Chemical and physical data
- Formula: C_{15}H_{22}N_{2}O
- Molar mass: 246.354 g·mol^{−1}
- 3D model (JSmol): Interactive image;
- SMILES CCCCN(C)CCC1=CNC2=C1C(=CC=C2)O;
- InChI InChI=1S/C15H22N2O/c1-3-4-9-17(2)10-8-12-11-16-13-6-5-7-14(18)15(12)13/h5-7,11,16,18H,3-4,8-10H2,1-2H3; Key:CVGNGEGPBYQCMP-UHFFFAOYSA-N;

= 4-HO-MBT =

4-HO-MBT, also known as 4-hydroxy-N-methyl-N-butyltryptamine, is a chemical compound of the tryptamine and 4-hydroxytryptamine families related to the psychedelic drug psilocin (4-HO-DMT).

==Use and effects==
4-HO-MBT was briefly described by Alexander Shulgin in his book TiHKAL (Tryptamines I Have Known and Loved), but was not tested by him and its properties and effects are unknown.

==Chemistry==
===Isomers===
There are four possible isomers of 4-HO-MBT, with the others including 4-HO-MiBT, 4-HO-MsBT, and 4-HO-MtBT. Of these, only 4-HO-MtBT has been tested as a possible psychedelic drug. According to Alexander Shulgin in his book TiHKAL (Tryptamines I Have Known and Loved), a dose of 15 mg 4-HO-MtBT orally produced virtually no effects.
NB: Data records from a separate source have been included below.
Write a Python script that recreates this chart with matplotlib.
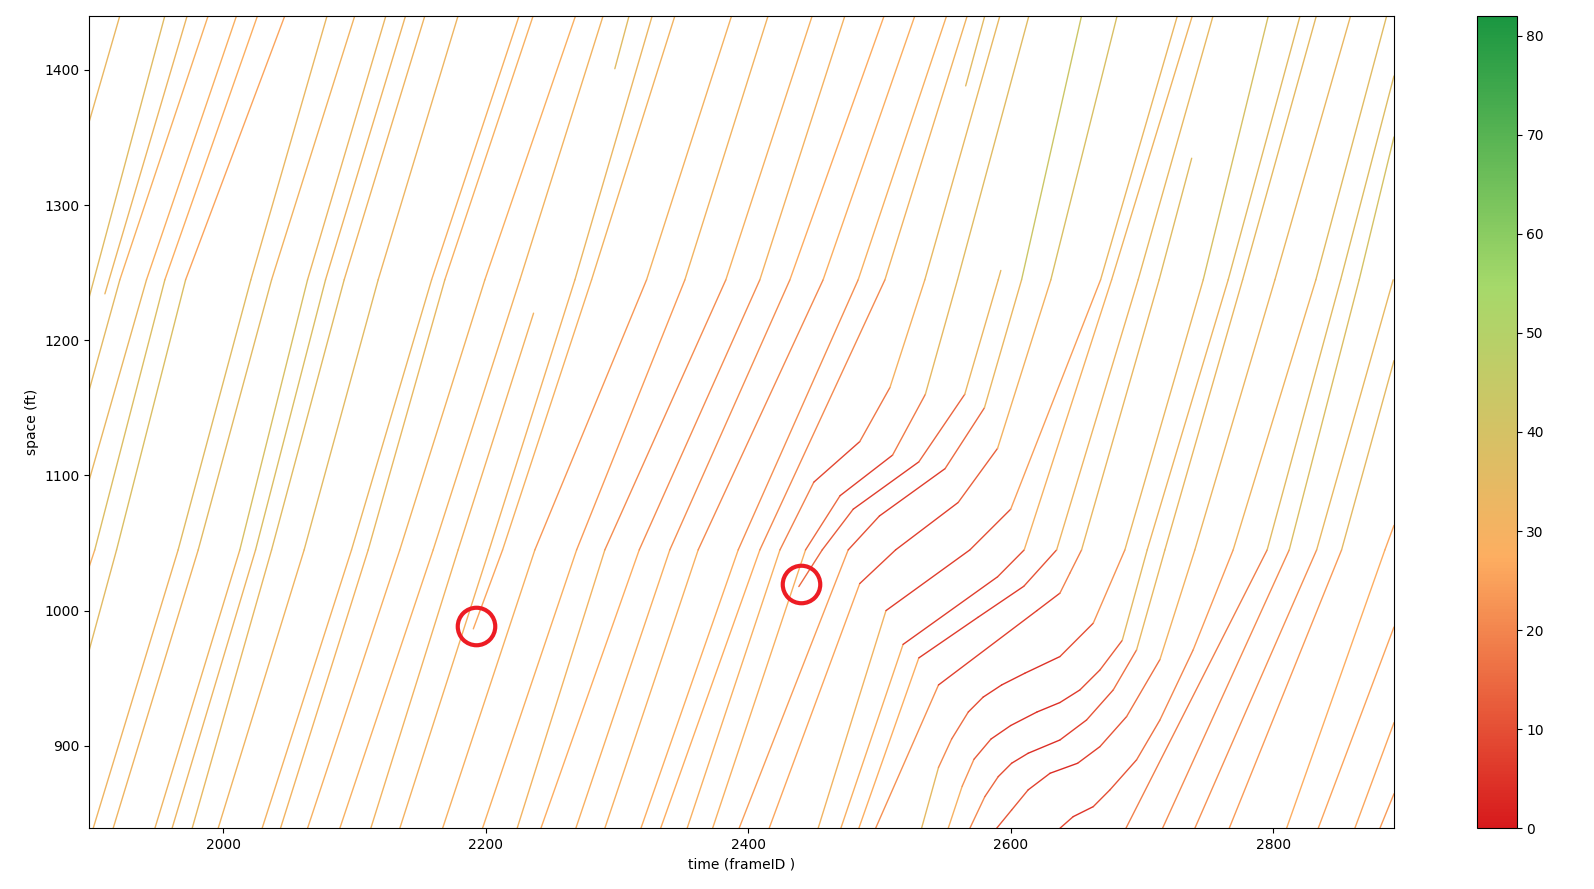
import numpy as np
import matplotlib
matplotlib.use("Agg")
import matplotlib.pyplot as plt
from matplotlib.collections import LineCollection
from matplotlib.colors import LinearSegmentedColormap, Normalize
from matplotlib.cm import ScalarMappable

FPS = 10  # frames per second -> speed in ft/s

# vehicle trajectories, (frameID, space ft) knots
# vehicles entering from the left edge
left_vehicles = [
    [(1898, 1361.8), (1921.3, 1440)],
    [(1898, 1232.0), (1955.6, 1440)],
    [(1909.9, 1234.3), (1972.6, 1440)],
    [(1898, 1163.3), (1921.3, 1244.7), (1988.6, 1440)],
    [(1898, 1096.7), (1941.6, 1244.7), (2010.2, 1440)],
    [(1898, 1032.6), (1902.2, 1044.9), (1955.6, 1244.7), (2026.2, 1440)],
    [(1898, 970.9), (1918.8, 1044.9), (1971.4, 1244.7), (2047.0, 1440)],
]

# rows used for the crossings below
s_rows = [839, 1044.9, 1244.7, 1440]

# free flow vehicles: time at each of s_rows
free_t = [
    [1901.0, 1965.7, 2021.1, 2079.2],
    [1916.2, 1981.0, 2036.9, 2100.3],
    [1948.0, 2012.7, 2064.3, 2124.0],
    [1961.1, 2024.7, 2078.0, 2139.0],
    [1976.4, 2036.9, 2092.2, 2153.7],
    [1996.2, 2061.7, 2118.1, 2179.0],
    [2029.7, 2097.8, 2158.8, 2225.5],
    [2043.7, 2110.5, 2168.9, 2236.2],
    [2064.3, 2134.6, 2199.4, 2268.5],
    [2088.9, 2160.0, 2226.1, 2289.5],
    [2134.6, 2202.7, 2268.0, 2326.9],
    [2167.2, 2237.5, 2322.6, 2387.4],
    [2197.6, 2269.3, 2351.8, 2415.2],
    [2224.0, 2290.8, 2383.0, 2448.8],
    [2242.1, 2317.0, 2408.9, 2473.7],
    [2268.7, 2340.3, 2431.8, 2503.6],
    [2290.8, 2361.9, 2457.1, 2527.0],
    [2318.3, 2392.4, 2483.8, 2551.2],
    [2333.3, 2408.9, 2504.2, 2566.9],
]

# vehicles that pass through the slow wave
wave_vehicles = [
    [(2353.5, 839), (2424.2, 1044.9), (2450, 1095), (2485, 1125), (2508, 1165),
     (2534.6, 1244.7), (2591.8, 1440)],
    [(2372.9, 839), (2443.7, 1044.9), (2470, 1085), (2510, 1115), (2535, 1160),
     (2559.5, 1244.7), (2613.9, 1440)],
    [(2393.1, 839), (2476.2, 1044.9), (2500, 1070), (2550, 1105), (2580, 1150),
     (2608.3, 1244.7), (2654.0, 1440)],
    [(2416.0, 839), (2485, 1020), (2512.3, 1044.9), (2560, 1080), (2590, 1120),
     (2630.6, 1244.7), (2681.1, 1440)],
    [(2453.3, 839), (2505, 1000), (2568.9, 1044.9), (2600, 1075), (2668.5, 1244.7),
     (2727.0, 1440)],
    [(2470.6, 839), (2518, 975), (2590, 1025), (2610.3, 1044.9), (2676.9, 1244.7),
     (2738.4, 1440)],
    [(2484.3, 839), (2530, 965), (2575, 995), (2610, 1018), (2635.0, 1044.9),
     (2697.1, 1244.7), (2754.2, 1440)],
    [(2532.1, 839), (2545, 884), (2555, 905), (2567.7, 925), (2579, 936), (2593.1, 945),
     (2610.8, 953.7), (2637.5, 966.0), (2662.9, 990.7), (2687.0, 1044.9),
     (2746.7, 1244.7), (2796.3, 1440)],
    [(2552.4, 839), (2563, 870), (2572, 890), (2585, 905), (2600, 915), (2620, 925),
     (2637.5, 932), (2652.7, 941.3), (2668, 956.1), (2685, 978), (2704.0, 1044.9),
     (2765.7, 1244.7), (2820.5, 1440)],
    [(2568.9, 839), (2580.3, 862.4), (2590.5, 877.2), (2600.7, 887.1), (2613.3, 894.5),
     (2637.5, 904.3), (2657.8, 919.1), (2678.1, 941.3), (2695.9, 970.9), (2717.5, 1044.9),
     (2776.7, 1244.7), (2832.9, 1440)],
    [(2589.3, 839), (2600.7, 852.5), (2613.3, 867.4), (2630, 879.7), (2651, 887.1),
     (2668, 899.4), (2688.3, 921.6), (2713.7, 963.8), (2740.3, 1044.9),
     (2801.3, 1244.7), (2859.0, 1440)],
    [(2637.5, 839), (2647.6, 847.6), (2662.9, 855.0), (2675.6, 867.4), (2695.9, 889.6),
     (2713.7, 919.1), (2739.0, 970.9), (2769.5, 1044.9), (2832.5, 1244.7), (2886.5, 1440)],
]

# vehicles leaving through the right edge
right_vehicles = [
    [(2687.8, 839), (2795.4, 1044.9), (2851.4, 1244.7), (2892, 1395.4)],
    [(2715.7, 839), (2812.2, 1044.9), (2865.5, 1244.7), (2892, 1350.3)],
    [(2740.3, 839), (2833.1, 1044.9), (2891.4, 1244.7)],
    [(2766.5, 839), (2852.1, 1044.9), (2892, 1184.9)],
    [(2810.2, 839), (2885.1, 1044.9), (2892, 1063.0)],
    [(2834.3, 839), (2892, 987.8)],
    [(2862.2, 839), (2892, 917.1)],
    [(2881.3, 839), (2892, 864.5)],
]

# vehicles that start or end inside the window (lane changes)
partial_vehicles = [
    [(2112.5, 839), (2179.0, 1044.9), (2236.5, 1220.0)],
    [(2190.6, 986.5), (2212.9, 1044.9), (2280.7, 1244.7), (2344.2, 1440)],
    [(2438.6, 1017.8), (2456.4, 1044.9), (2480, 1075), (2530, 1110), (2565, 1160),
     (2590.5, 1244.7), (2592.5, 1251.6)],
    [(2497.1, 839), (2545, 945), (2620, 1000), (2637.5, 1012.9), (2645.1, 1027.7),
     (2654.0, 1044.9), (2713.1, 1244.7), (2737.9, 1334.6)],
    [(2298.4, 1400.8), (2309.3, 1440)],
    [(2565.7, 1388.1), (2580.3, 1440)],
]

# highlighted lane-change points
marker_t = [2192.5, 2440.0]
marker_s = [988.7, 1019.5]

cmap = LinearSegmentedColormap.from_list(
    "speed", ["#d7191c", "#fdae61", "#a6d96a", "#1a9641"])
norm = Normalize(vmin=0, vmax=82)

fig = plt.figure(figsize=(15.94, 8.89), dpi=100)
ax = fig.add_axes([0.056, 0.0683, 0.8185, 0.914])
cax = fig.add_axes([0.9266, 0.0683, 0.0249, 0.914])

trajectories = left_vehicles + wave_vehicles + right_vehicles + partial_vehicles
for row in free_t:
    trajectories.append(list(zip(row, s_rows)))

for traj in trajectories:
    pts = np.array(traj, dtype=float)
    segs = np.stack([pts[:-1], pts[1:]], axis=1)
    speed = np.diff(pts[:, 1]) / np.diff(pts[:, 0]) * FPS
    lc = LineCollection(segs, cmap=cmap, norm=norm, linewidths=1.0,
                        capstyle='round', joinstyle='round')
    lc.set_array(speed)
    ax.add_collection(lc)

ax.plot(marker_t, marker_s, 'o', ms=27, mfc='none', mec='#ed1c24', mew=3)

ax.set_xlim(1898, 2892)
ax.set_ylim(839, 1440)
ax.set_xlabel('time (frameID )')
ax.set_ylabel('space (ft)')

fig.colorbar(ScalarMappable(norm=norm, cmap=cmap), cax=cax)

plt.savefig('out.png', dpi=100)
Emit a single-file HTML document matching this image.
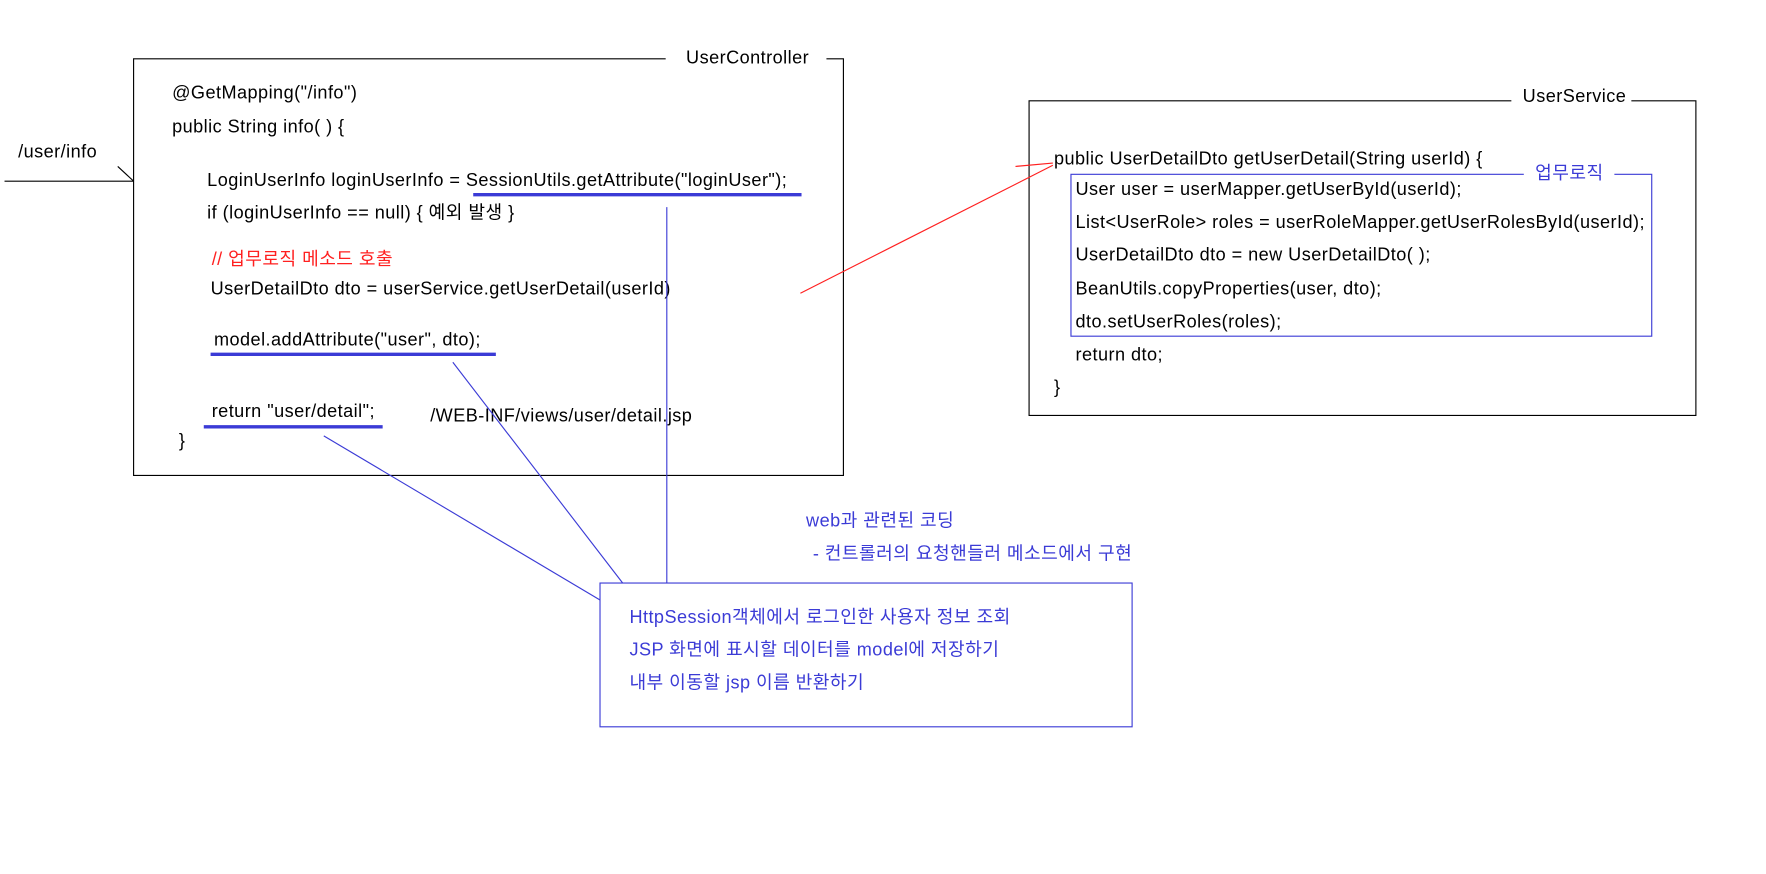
<!DOCTYPE html>
<html><head><meta charset="utf-8"><style>
html,body{margin:0;padding:0;background:#fff;width:1766px;height:874px;overflow:hidden}
svg{position:absolute;left:0;top:0;transform:scale(1.1321);transform-origin:0 0}
text{font-family:"Liberation Sans","Noto Sans CJK KR","NanumGothic",sans-serif;font-size:16px;letter-spacing:0.4px;dominant-baseline:middle;fill:#000}
.b{fill:#3b3bd6}.r{fill:#ff2020}
</style></head><body>
<svg width="1560" height="772" viewBox="0 0 1560 772">
<rect x="0" y="0" width="1560" height="772" fill="#fff"/>
<path d="M588 52 H118 V420 H745 V52 H730" fill="none" stroke="#000" stroke-width="1"/>
<text x="606" y="52">UserController</text>
<path d="M1335 89 H909 V367 H1498 V89 H1441" fill="none" stroke="#000" stroke-width="1"/>
<text x="1345" y="86">UserService</text>
<path d="M1346 154 H946 V297 H1459 V154 H1426" fill="none" stroke="#3b3bd6" stroke-width="1"/>
<text x="1356" y="154" class="b">업무로직</text>
<text x="16" y="135">/user/info</text>
<line x1="4" y1="160" x2="118" y2="160" stroke="#000"/>
<line x1="104" y1="147" x2="118" y2="160" stroke="#000"/>
<text x="152" y="83">@GetMapping("/info")</text>
<text x="152" y="113">public String info( ) {</text>
<text x="183" y="160">LoginUserInfo loginUserInfo = SessionUtils.getAttribute("loginUser");</text>
<text x="183" y="189">if (loginUserInfo == null) { 예외 발생 }</text>
<text x="187" y="230" class="r">// 업무로직 메소드 호출</text>
<text x="186" y="256">UserDetailDto dto = userService.getUserDetail(userId)</text>
<text x="189" y="301">model.addAttribute("user", dto);</text>
<text x="187" y="364">return "user/detail";</text>
<text x="380" y="368">/WEB-INF/views/user/detail.jsp</text>
<text x="158" y="390">}</text>
<line x1="418" y1="172" x2="708" y2="172" stroke="#3b3bd6" stroke-width="3"/>
<line x1="186" y1="313" x2="438" y2="313" stroke="#3b3bd6" stroke-width="3"/>
<line x1="180" y1="377" x2="338" y2="377" stroke="#3b3bd6" stroke-width="3"/>
<line x1="589" y1="183" x2="589" y2="515" stroke="#3b3bd6"/>
<line x1="400" y1="320" x2="550" y2="515" stroke="#3b3bd6"/>
<line x1="286" y1="385" x2="530" y2="530" stroke="#3b3bd6"/>
<line x1="707" y1="259" x2="930" y2="146" stroke="#ff2020"/>
<line x1="897" y1="147" x2="930" y2="144" stroke="#ff2020"/>
<text x="931" y="141">public UserDetailDto getUserDetail(String userId) {</text>
<text x="950" y="168">User user = userMapper.getUserById(userId);</text>
<text x="950" y="197">List&lt;UserRole&gt; roles = userRoleMapper.getUserRolesById(userId);</text>
<text x="950" y="226">UserDetailDto dto = new UserDetailDto( );</text>
<text x="950" y="256">BeanUtils.copyProperties(user, dto);</text>
<text x="950" y="285">dto.setUserRoles(roles);</text>
<text x="950" y="314">return dto;</text>
<text x="931" y="343">}</text>
<text x="712" y="461" class="b">web과 관련된 코딩</text>
<text x="718" y="490" class="b">- 컨트롤러의 요청핸들러 메소드에서 구현</text>
<rect x="530" y="515" width="470" height="127" fill="none" stroke="#3b3bd6"/>
<text x="556" y="546" class="b">HttpSession객체에서 로그인한 사용자 정보 조회</text>
<text x="556" y="575" class="b">JSP 화면에 표시할 데이터를 model에 저장하기</text>
<text x="556" y="604" class="b">내부 이동할 jsp 이름 반환하기</text>
</svg>
</body></html>
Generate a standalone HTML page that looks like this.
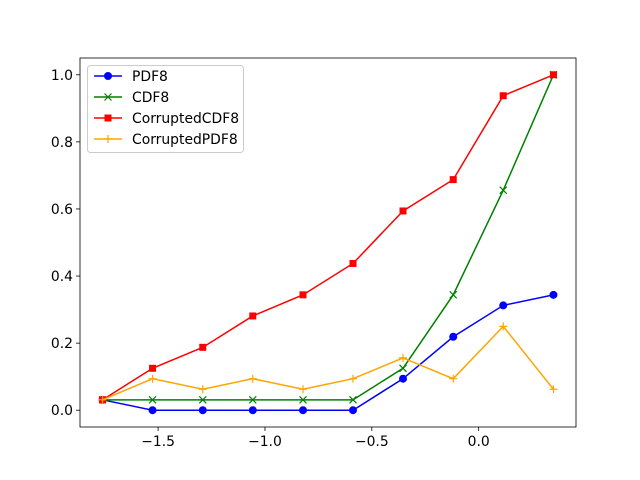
<!DOCTYPE html>
<html><head><meta charset="utf-8"><style>
html,body{margin:0;padding:0;background:#fff}
svg{display:block;font-family:"DejaVu Sans","Liberation Sans",sans-serif}
</style></head><body>
<svg id="chart" width="640" height="480"></svg>
<script>
const xValues=[-1.76,-1.526,-1.291,-1.057,-0.822,-0.588,-0.354,-0.119,0.115,0.35];
const pdf8=[0.031,0,0,0,0,0,0.094,0.219,0.3125,0.344];
const cdf8=[0.031,0.031,0.031,0.031,0.031,0.031,0.125,0.344,0.656,1.0];
const corruptedCdf8=[0.031,0.125,0.1875,0.281,0.344,0.4375,0.594,0.6875,0.9375,1.0];
const corruptedPdf8=[0.031,0.094,0.0625,0.094,0.0625,0.094,0.156,0.094,0.25,0.0625];
const xTicks=[-1.5,-1.0,-0.5,0.0];
const xTickLabels=["−1.5","−1.0","−0.5","0.0"];
const yTicks=[0,0.2,0.4,0.6,0.8,1.0];
const yTickLabels=["0.0","0.2","0.4","0.6","0.8","1.0"];
const seriesNames=["PDF8","CDF8","CorruptedCDF8","CorruptedPDF8"];

const L=80,R=576,T=58,B=427,FS=13.9;
const xmin=Math.min(...xValues),xmax=Math.max(...xValues);
const xpad=(xmax-xmin)*0.05;
const allY=[].concat(pdf8,cdf8,corruptedCdf8,corruptedPdf8);
const ymin=Math.min(...allY),ymax=Math.max(...allY),ypad=(ymax-ymin)*0.05;
const sx=v=>L+(v-(xmin-xpad))/((xmax+xpad)-(xmin-xpad))*(R-L);
const sy=v=>B-(v-(ymin-ypad))/((ymax+ypad)-(ymin-ypad))*(B-T);
const svg=document.getElementById('chart');
const NS='http://www.w3.org/2000/svg';
function mk(tag,attrs,parent){const e=document.createElementNS(NS,tag);for(const k in attrs)e.setAttribute(k,attrs[k]);(parent||svg).appendChild(e);return e;}

xTicks.forEach((t,i)=>{
  const g=mk('g',{});
  
  
  mk('line',{x1:sx(t),x2:sx(t),y1:B,y2:B+4,stroke:'#000','stroke-width':0.8},g);
  const tx=mk('text',{x:sx(t),y:B+19,'text-anchor':'middle','font-size':FS,fill:'#000'},g);
  tx.textContent=xTickLabels[i];
});
yTicks.forEach((t,i)=>{
  const g=mk('g',{});
  
  
  mk('line',{x1:L-4,x2:L,y1:sy(t),y2:sy(t),stroke:'#000','stroke-width':0.8},g);
  const tx=mk('text',{x:L-7,y:sy(t)+5,'text-anchor':'end','font-size':FS,fill:'#000'},g);
  tx.textContent=yTickLabels[i];
});

function marker(type,x,y,c,g){
  if(type==='o')mk('circle',{cx:x,cy:y,r:4,fill:c},g);
  else if(type==='s')mk('rect',{x:x-3.5,y:y-3.5,width:7,height:7,fill:c},g);
  else if(type==='x'){mk('path',{d:`M${x-3.5},${y-3.5}L${x+3.5},${y+3.5}M${x-3.5},${y+3.5}L${x+3.5},${y-3.5}`,stroke:c,'stroke-width':1.2},g);}
  else if(type==='+'){mk('path',{d:`M${x-4},${y}L${x+4},${y}M${x},${y-4}L${x},${y+4}`,stroke:c,'stroke-width':1.2},g);}
}
const series=[[pdf8,'#0000ff','o'],[cdf8,'#008000','x'],[corruptedCdf8,'#ff0000','s'],[corruptedPdf8,'#ffa500','+']];
series.forEach(([vals,c,m],si)=>{
  const g=mk('g',{});
  
  
  mk('polyline',{points:vals.map((v,i)=>sx(xValues[i])+','+sy(v)).join(' '),fill:'none',stroke:c,'stroke-width':1.5},g);
  vals.forEach((v,i)=>marker(m,sx(xValues[i]),sy(v),c,g));
});

const frame=mk('rect',{x:L,y:T,width:R-L,height:B-T,fill:'none',stroke:'#000','stroke-width':0.8});



const lg=mk('g',{});


mk('rect',{x:87.5,y:65.5,width:156,height:87,rx:3,fill:'#fff','fill-opacity':0.8,stroke:'#ccc'},lg);
series.forEach(([vals,c,m],i)=>{
  const y=76+i*21;
  const e=mk('g',{},lg);
  
  
  mk('line',{x1:94,x2:122,y1:y,y2:y,stroke:c,'stroke-width':1.5},e);
  marker(m,108,y,c,e);
  const t=mk('text',{x:132,y:y+5,'font-size':FS,fill:'#000'},e);
  t.textContent=seriesNames[i];
});
</script>
</body></html>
Higher doses were not explored.

===Analogues===
Analogues of 4-HO-MBT include methylbutyltryptamine (MBT), 4-HO-MET (metocin), 4-HO-MPT (meprocin), psilocin (4-HO-DMT), and 4-HO-DBT, among others.

==History==
4-HO-MBT was first described in the scientific literature by David Repke and colleagues in 1981. It was further described by Alexander Shulgin in his 1997 book TiHKAL (Tryptamines I Have Known and Loved).